Records with drawing code
☆ ☆ ☆ ☆ ☆ ☆ ☆

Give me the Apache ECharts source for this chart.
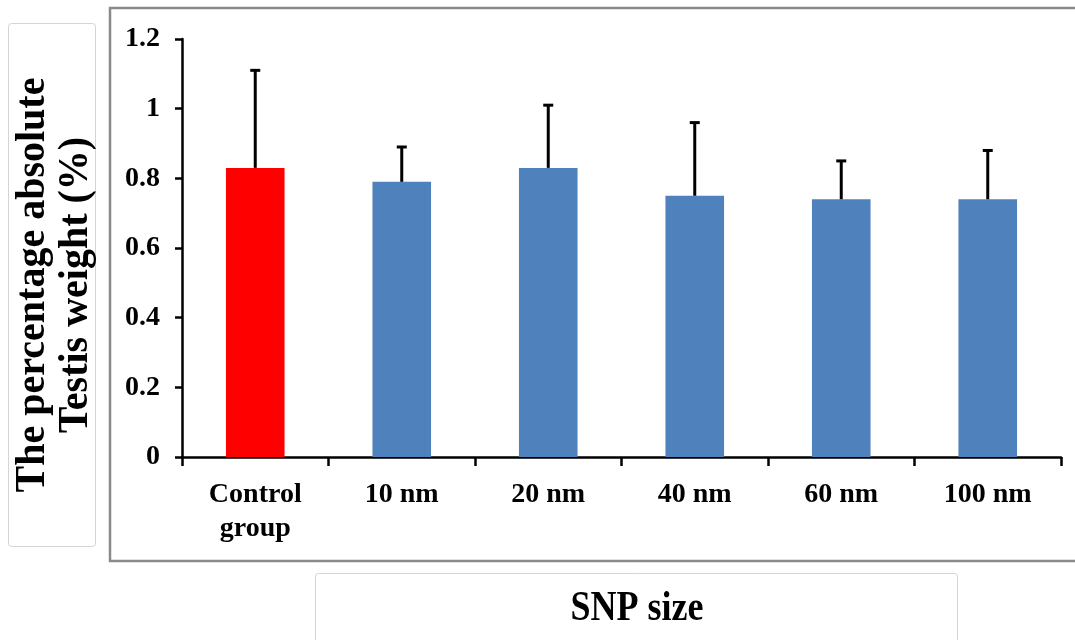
<!DOCTYPE html>
<html>
<head>
<meta charset="utf-8">
<script src="https://cdn.jsdelivr.net/npm/echarts@6/dist/echarts.min.js"></script>
<style>
html,body{margin:0;padding:0;background:#fff;}
#chart{width:1075px;height:640px;}
</style>
</head>
<body>
<div id="chart"></div>
<script>
var categories = ['Control\ngroup', '10 nm', '20 nm', '40 nm', '60 nm', '100 nm'];
var values = [0.83, 0.79, 0.83, 0.75, 0.74, 0.74];
var errorTops = [1.11, 0.89, 1.01, 0.96, 0.85, 0.88];
var barColors = ['#FF0000', '#4F81BD', '#4F81BD', '#4F81BD', '#4F81BD', '#4F81BD'];
var yTicks = { min: 0, max: 1.2, interval: 0.2 };
var yTitle = 'The percentage absolute\nTestis weight (%)';
var xTitle = 'SNP size';

var FONT = '"Liberation Serif", "Times New Roman", serif';
var chart = echarts.init(document.getElementById('chart'));

var barData = values.map(function (v, i) {
  return { value: v, itemStyle: { color: barColors[i] } };
});
var errData = values.map(function (v, i) { return [i, v, errorTops[i]]; });

chart.setOption({
  backgroundColor: '#ffffff',
  animation: false,
  grid: { left: 182, right: 14, top: 39, bottom: 183, containLabel: false },
  xAxis: {
    type: 'category',
    data: categories,
    axisLine: { show: true, lineStyle: { color: '#000', width: 2.5 } },
    axisTick: { show: true, inside: false, length: 9, alignWithLabel: false, lineStyle: { color: '#000', width: 2.5 } },
    axisLabel: { color: '#000', fontFamily: FONT, fontWeight: 'bold', fontSize: 28, lineHeight: 34, margin: 21, interval: 0 },
    splitLine: { show: false }
  },
  yAxis: {
    type: 'value',
    min: yTicks.min, max: yTicks.max, interval: yTicks.interval,
    axisLine: { show: true, lineStyle: { color: '#000', width: 2.5 } },
    axisTick: { show: true, inside: false, length: 7, lineStyle: { color: '#000', width: 2.5 } },
    axisLabel: { color: '#000', fontFamily: FONT, fontWeight: 'bold', fontSize: 28, margin: 22 },
    splitLine: { show: false }
  },
  graphic: [
    { type: 'rect', z: -1, shape: { x: 110, y: 8, width: 980, height: 553 }, style: { fill: 'none', stroke: '#8a8a8a', lineWidth: 2.5 } },
    { type: 'rect', z: -1, shape: { x: 8.5, y: 23.5, width: 87, height: 523, r: 3 }, style: { fill: '#fff', stroke: '#d4d4d4', lineWidth: 1 } },
    { type: 'rect', z: -1, shape: { x: 315.5, y: 573.5, width: 642, height: 80, r: 3 }, style: { fill: '#fff', stroke: '#d4d4d4', lineWidth: 1 } },
    { type: 'text', x: 55, y: 285, rotation: Math.PI / 2, scaleX: 1, scaleY: 1.05,
      style: { text: yTitle, font: 'bold 40px ' + FONT, fill: '#000', align: 'center', verticalAlign: 'middle', lineHeight: 41 } },
    { type: 'text', x: 637, y: 609, scaleY: 1.18,
      style: { text: xTitle, font: 'bold 36px ' + FONT, fill: '#000', align: 'center', verticalAlign: 'middle' } }
  ],
  series: [
    {
      type: 'bar',
      data: barData,
      barWidth: '40%',
      z: 2
    },
    {
      type: 'custom',
      z: 3,
      data: errData,
      encode: { x: 0, y: [1, 2] },
      renderItem: function (params, api) {
        var i = api.value(0);
        var base = api.coord([i, api.value(1)]);
        var top = api.coord([i, api.value(2)]);
        var half = 5;
        var st = { stroke: '#000', lineWidth: 3 };
        return {
          type: 'group',
          children: [
            { type: 'line', shape: { x1: base[0], y1: base[1], x2: top[0], y2: top[1] }, style: st },
            { type: 'line', shape: { x1: top[0] - half, y1: top[1], x2: top[0] + half, y2: top[1] }, style: st }
          ]
        };
      }
    }
  ]
});
</script>
</body>
</html>
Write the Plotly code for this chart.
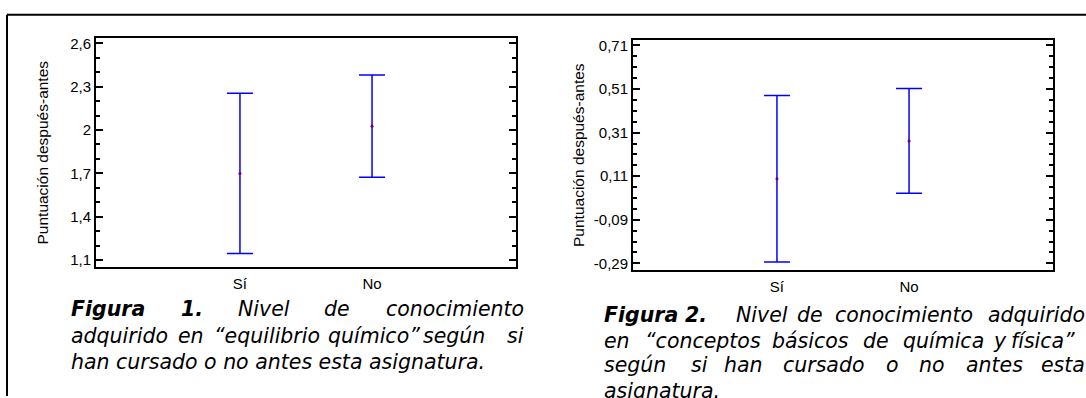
import plotly.graph_objects as go

W, H = 1086, 398

# ---------------- data ----------------
groups = ["Sí", "No"]

fig1_mean = [1.70, 2.027]
fig1_lower = [1.145, 1.673]
fig1_upper = [2.255, 2.381]
fig1_tickvals = [1.1, 1.4, 1.7, 2.0, 2.3, 2.6]
fig1_ticktext = ["1,1", "1,4", "1,7", "2", "2,3", "2,6"]

fig2_mean = [0.098, 0.272]
fig2_lower = [-0.284, 0.032]
fig2_upper = [0.480, 0.513]
fig2_tickvals = [-0.29, -0.09, 0.11, 0.31, 0.51, 0.71]
fig2_ticktext = ["-0,29", "-0,09", "0,11", "0,31", "0,51", "0,71"]

y_title = "Puntuación después-antes"

# ---------------- helpers ----------------
def px(x):
    return x / W

def py(y):
    return 1 - y / H

BLUE = "#0000FF"
DOT = "#7A0040"
TICKFONT = dict(family="Liberation Sans, Arial, sans-serif", size=15, color="black")
CAPFONT = dict(family="DejaVu Sans, Verdana, sans-serif", size=20.5, color="black")

fig = go.Figure()

def add_panel(mean, lower, upper, xa, ya):
    fig.add_trace(go.Scatter(
        x=groups, y=mean, mode="markers",
        marker=dict(color=DOT, size=3, line=dict(width=0)),
        error_y=dict(type="data", symmetric=False,
                     array=[u - m for u, m in zip(upper, mean)],
                     arrayminus=[m - l for m, l in zip(mean, lower)],
                     color=BLUE, thickness=1.5, width=13),
        xaxis=xa, yaxis=ya, showlegend=False, hoverinfo="skip",
    ))

add_panel(fig1_mean, fig1_lower, fig1_upper, "x", "y")
add_panel(fig2_mean, fig2_lower, fig2_upper, "x2", "y2")

xcommon = dict(type="category", range=[-1.09, 2.09], showline=True, linecolor="black",
               linewidth=2, mirror=True, ticks="", showgrid=False, zeroline=False,
               tickfont=TICKFONT, ticklabelstandoff=2)

def ycommon(tv, tt, rng, minor_tick0, minor_dtick, standoff):
    return dict(range=rng, tickmode="array", tickvals=tv, ticktext=tt,
                showline=True, linecolor="black", linewidth=2, mirror="ticks",
                ticks="inside", ticklen=7, tickwidth=1.5, tickcolor="black",
                minor=dict(ticks="inside", ticklen=4, tickwidth=1.5, tickcolor="black",
                           tickmode="linear", tick0=minor_tick0, dtick=minor_dtick),
                showgrid=False, zeroline=False, tickfont=TICKFONT,
                title=dict(text=y_title, font=dict(family="Liberation Sans, Arial, sans-serif",
                                                   size=15.5, color="black"), standoff=standoff))

fig.update_layout(
    width=W, height=H, margin=dict(l=0, r=0, t=0, b=0),
    paper_bgcolor="white", plot_bgcolor="white",
    xaxis=dict(domain=[px(96), px(516)], anchor="y", **xcommon),
    yaxis=dict(domain=[py(267), py(35)], anchor="x",
               **ycommon(fig1_tickvals, fig1_ticktext, [1.052, 2.634], 1.1, 0.1, 18)),
    xaxis2=dict(domain=[px(633), px(1053)], anchor="y2", **xcommon),
    yaxis2=dict(domain=[py(270), py(37)], anchor="x2",
                **ycommon(fig2_tickvals, fig2_ticktext, [-0.32, 0.733], -0.29, 0.05, 5)),
)

# page frame
fig.add_shape(type="line", xref="paper", yref="paper", x0=px(7), x1=px(7), y0=0, y1=py(11),
              line=dict(color="black", width=2))
fig.add_shape(type="line", xref="paper", yref="paper", x0=px(7), x1=1, y0=py(11), y1=py(11),
              line=dict(color="black", width=2))

# captions: (text, x px, centre y px, anchor)
caption_words = [
    ("<b>Figura</b>", 70, 310, "left"), ("<b>1.</b>", 180, 310, "left"),
    ("Nivel", 237, 310, "left"), ("de", 323, 310, "left"),
    ("conocimiento", 525, 310, "right"),
    ("adquirido", 70, 337, "left"), ("en", 177, 337, "left"),
    ("“equilibrio", 213, 337, "left"), ("químico”", 327, 337, "left"),
    ("según", 422, 337, "left"), ("si", 525, 337, "right"),
    ("han cursado o no antes esta asignatura.", 70, 363, "left"),
    ("<b>Figura</b>", 603, 316, "left"), ("<b>2.</b>", 684, 316, "left"),
    ("Nivel", 735, 316, "left"), ("de", 796, 316, "left"),
    ("conocimiento", 834, 316, "left"), ("adquirido", 987, 316, "left"),
    ("en", 603, 342, "left"), ("“conceptos", 644, 342, "left"), ("básicos", 771, 342, "left"),
    ("de", 862, 342, "left"), ("química", 902, 342, "left"), ("y", 992, 342, "left"),
    ("física”", 1010, 342, "left"),
    ("según", 603, 367, "left"), ("si", 690, 367, "left"), ("han", 723, 367, "left"),
    ("cursado", 782, 367, "left"), ("o", 885, 367, "left"), ("no", 918, 367, "left"),
    ("antes", 965, 367, "left"), ("esta", 1040, 367, "left"),
    ("asignatura.", 603, 393, "left"),
]
for txt, x, y, anc in caption_words:
    fig.add_annotation(text="<i>" + txt + "</i>", xref="paper", yref="paper",
                       x=px(x), y=py(y), xanchor=anc, yanchor="middle",
                       showarrow=False, font=CAPFONT, borderpad=0)

fig.write_html("out.html", config={"displayModeBar": False},
               post_script="document.body.style.margin='0';document.body.style.overflow='hidden';")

☆ ☆ ☆ ☆ ☆ ☆ ☆

*TASK PROMPT*: Leave out the pictures, then repeat the listing above exactly from its first line to the line with "var chart = echarts.init(document.getElementById('chart'));", inclusive.

*ANSWER IN FULL*:
Give me the Apache ECharts source for this chart.
<!DOCTYPE html>
<html>
<head>
<meta charset="utf-8">
<script src="https://cdn.jsdelivr.net/npm/echarts@6/dist/echarts.min.js"></script>
<style>
html,body{margin:0;padding:0;background:#fff;}
#chart{width:1075px;height:640px;}
</style>
</head>
<body>
<div id="chart"></div>
<script>
var categories = ['Control\ngroup', '10 nm', '20 nm', '40 nm', '60 nm', '100 nm'];
var values = [0.83, 0.79, 0.83, 0.75, 0.74, 0.74];
var errorTops = [1.11, 0.89, 1.01, 0.96, 0.85, 0.88];
var barColors = ['#FF0000', '#4F81BD', '#4F81BD', '#4F81BD', '#4F81BD', '#4F81BD'];
var yTicks = { min: 0, max: 1.2, interval: 0.2 };
var yTitle = 'The percentage absolute\nTestis weight (%)';
var xTitle = 'SNP size';

var FONT = '"Liberation Serif", "Times New Roman", serif';
var chart = echarts.init(document.getElementById('chart'));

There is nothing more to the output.